──────── MATERIAL PROVIDED ────────
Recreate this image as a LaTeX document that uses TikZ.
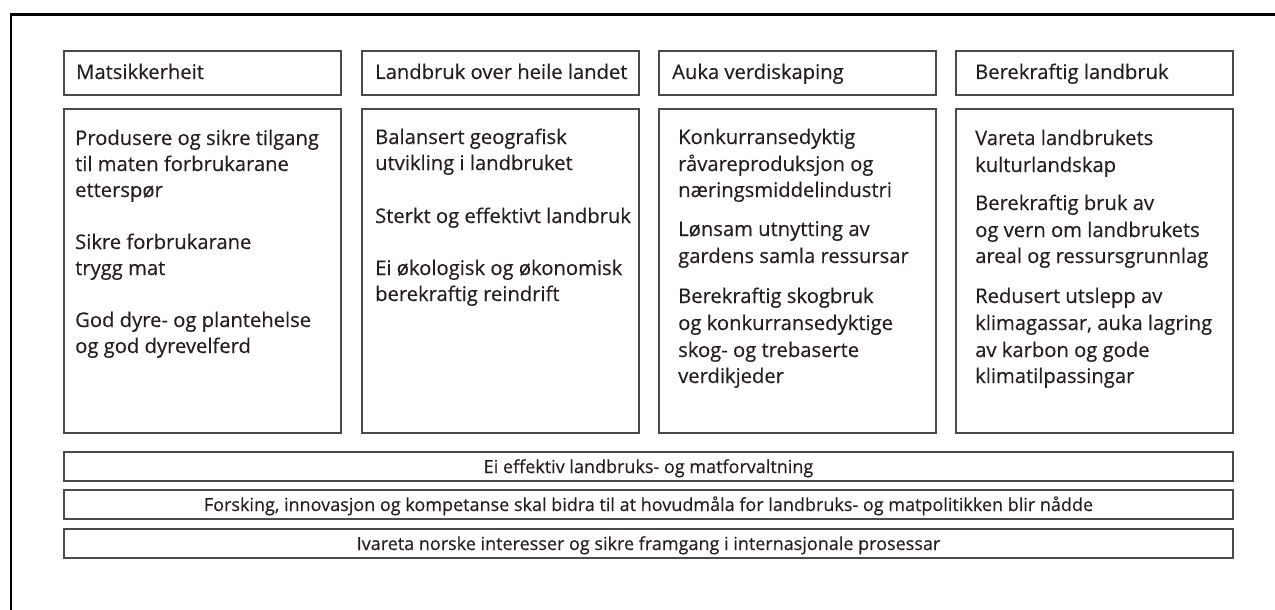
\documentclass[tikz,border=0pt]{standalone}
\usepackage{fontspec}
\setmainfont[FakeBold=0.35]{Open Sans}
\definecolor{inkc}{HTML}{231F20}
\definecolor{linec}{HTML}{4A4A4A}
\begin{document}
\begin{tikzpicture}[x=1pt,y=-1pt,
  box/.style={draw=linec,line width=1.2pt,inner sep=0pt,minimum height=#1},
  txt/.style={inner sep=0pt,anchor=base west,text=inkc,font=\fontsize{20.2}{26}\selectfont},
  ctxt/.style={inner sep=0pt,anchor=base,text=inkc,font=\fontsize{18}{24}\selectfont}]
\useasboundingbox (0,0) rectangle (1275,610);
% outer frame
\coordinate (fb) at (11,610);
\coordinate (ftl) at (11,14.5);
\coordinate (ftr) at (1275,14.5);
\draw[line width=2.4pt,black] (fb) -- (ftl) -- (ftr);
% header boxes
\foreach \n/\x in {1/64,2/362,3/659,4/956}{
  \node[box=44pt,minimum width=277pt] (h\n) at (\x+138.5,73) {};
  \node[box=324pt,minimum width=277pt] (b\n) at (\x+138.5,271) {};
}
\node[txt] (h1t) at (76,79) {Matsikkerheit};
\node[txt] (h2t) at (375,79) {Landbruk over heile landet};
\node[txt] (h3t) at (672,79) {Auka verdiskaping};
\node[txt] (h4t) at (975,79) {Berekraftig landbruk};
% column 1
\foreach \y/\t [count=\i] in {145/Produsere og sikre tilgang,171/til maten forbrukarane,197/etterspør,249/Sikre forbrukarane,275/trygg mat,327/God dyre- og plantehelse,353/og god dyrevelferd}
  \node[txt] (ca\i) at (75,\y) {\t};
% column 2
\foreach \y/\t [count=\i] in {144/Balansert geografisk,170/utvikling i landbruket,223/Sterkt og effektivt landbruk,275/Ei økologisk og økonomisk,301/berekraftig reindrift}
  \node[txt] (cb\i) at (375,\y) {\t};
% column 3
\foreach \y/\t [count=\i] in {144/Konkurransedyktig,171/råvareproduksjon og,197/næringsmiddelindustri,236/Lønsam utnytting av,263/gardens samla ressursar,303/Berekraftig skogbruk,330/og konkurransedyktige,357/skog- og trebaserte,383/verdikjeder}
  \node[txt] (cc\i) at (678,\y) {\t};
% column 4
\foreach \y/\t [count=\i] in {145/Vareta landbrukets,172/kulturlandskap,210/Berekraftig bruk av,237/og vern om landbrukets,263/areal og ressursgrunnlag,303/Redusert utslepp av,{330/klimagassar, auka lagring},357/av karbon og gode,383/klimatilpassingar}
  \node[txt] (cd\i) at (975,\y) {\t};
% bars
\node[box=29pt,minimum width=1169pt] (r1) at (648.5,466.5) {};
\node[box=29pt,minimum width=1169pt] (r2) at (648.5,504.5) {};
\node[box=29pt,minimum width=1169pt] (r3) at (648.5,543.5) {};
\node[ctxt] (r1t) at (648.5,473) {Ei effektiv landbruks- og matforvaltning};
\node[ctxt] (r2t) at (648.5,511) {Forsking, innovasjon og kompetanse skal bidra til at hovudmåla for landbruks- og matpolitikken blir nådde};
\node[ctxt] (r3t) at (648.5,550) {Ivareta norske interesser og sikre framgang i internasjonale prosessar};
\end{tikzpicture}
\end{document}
────────
* WHAT IS ASKED: Your task is to repeat the data above exactly while excluding the pictures.

* FULL ANSWER:
Recreate this image as a LaTeX document that uses TikZ.
\documentclass[tikz,border=0pt]{standalone}
\usepackage{fontspec}
\setmainfont[FakeBold=0.35]{Open Sans}
\definecolor{inkc}{HTML}{231F20}
\definecolor{linec}{HTML}{4A4A4A}
\begin{document}
\begin{tikzpicture}[x=1pt,y=-1pt,
  box/.style={draw=linec,line width=1.2pt,inner sep=0pt,minimum height=#1},
  txt/.style={inner sep=0pt,anchor=base west,text=inkc,font=\fontsize{20.2}{26}\selectfont},
  ctxt/.style={inner sep=0pt,anchor=base,text=inkc,font=\fontsize{18}{24}\selectfont}]
\useasboundingbox (0,0) rectangle (1275,610);
% outer frame
\coordinate (fb) at (11,610);
\coordinate (ftl) at (11,14.5);
\coordinate (ftr) at (1275,14.5);
\draw[line width=2.4pt,black] (fb) -- (ftl) -- (ftr);
% header boxes
\foreach \n/\x in {1/64,2/362,3/659,4/956}{
  \node[box=44pt,minimum width=277pt] (h\n) at (\x+138.5,73) {};
  \node[box=324pt,minimum width=277pt] (b\n) at (\x+138.5,271) {};
}
\node[txt] (h1t) at (76,79) {Matsikkerheit};
\node[txt] (h2t) at (375,79) {Landbruk over heile landet};
\node[txt] (h3t) at (672,79) {Auka verdiskaping};
\node[txt] (h4t) at (975,79) {Berekraftig landbruk};
% column 1
\foreach \y/\t [count=\i] in {145/Produsere og sikre tilgang,171/til maten forbrukarane,197/etterspør,249/Sikre forbrukarane,275/trygg mat,327/God dyre- og plantehelse,353/og god dyrevelferd}
  \node[txt] (ca\i) at (75,\y) {\t};
% column 2
\foreach \y/\t [count=\i] in {144/Balansert geografisk,170/utvikling i landbruket,223/Sterkt og effektivt landbruk,275/Ei økologisk og økonomisk,301/berekraftig reindrift}
  \node[txt] (cb\i) at (375,\y) {\t};
% column 3
\foreach \y/\t [count=\i] in {144/Konkurransedyktig,171/råvareproduksjon og,197/næringsmiddelindustri,236/Lønsam utnytting av,263/gardens samla ressursar,303/Berekraftig skogbruk,330/og konkurransedyktige,357/skog- og trebaserte,383/verdikjeder}
  \node[txt] (cc\i) at (678,\y) {\t};
% column 4
\foreach \y/\t [count=\i] in {145/Vareta landbrukets,172/kulturlandskap,210/Berekraftig bruk av,237/og vern om landbrukets,263/areal og ressursgrunnlag,303/Redusert utslepp av,{330/klimagassar, auka lagring},357/av karbon og gode,383/klimatilpassingar}
  \node[txt] (cd\i) at (975,\y) {\t};
% bars
\node[box=29pt,minimum width=1169pt] (r1) at (648.5,466.5) {};
\node[box=29pt,minimum width=1169pt] (r2) at (648.5,504.5) {};
\node[box=29pt,minimum width=1169pt] (r3) at (648.5,543.5) {};
\node[ctxt] (r1t) at (648.5,473) {Ei effektiv landbruks- og matforvaltning};
\node[ctxt] (r2t) at (648.5,511) {Forsking, innovasjon og kompetanse skal bidra til at hovudmåla for landbruks- og matpolitikken blir nådde};
\node[ctxt] (r3t) at (648.5,550) {Ivareta norske interesser og sikre framgang i internasjonale prosessar};
\end{tikzpicture}
\end{document}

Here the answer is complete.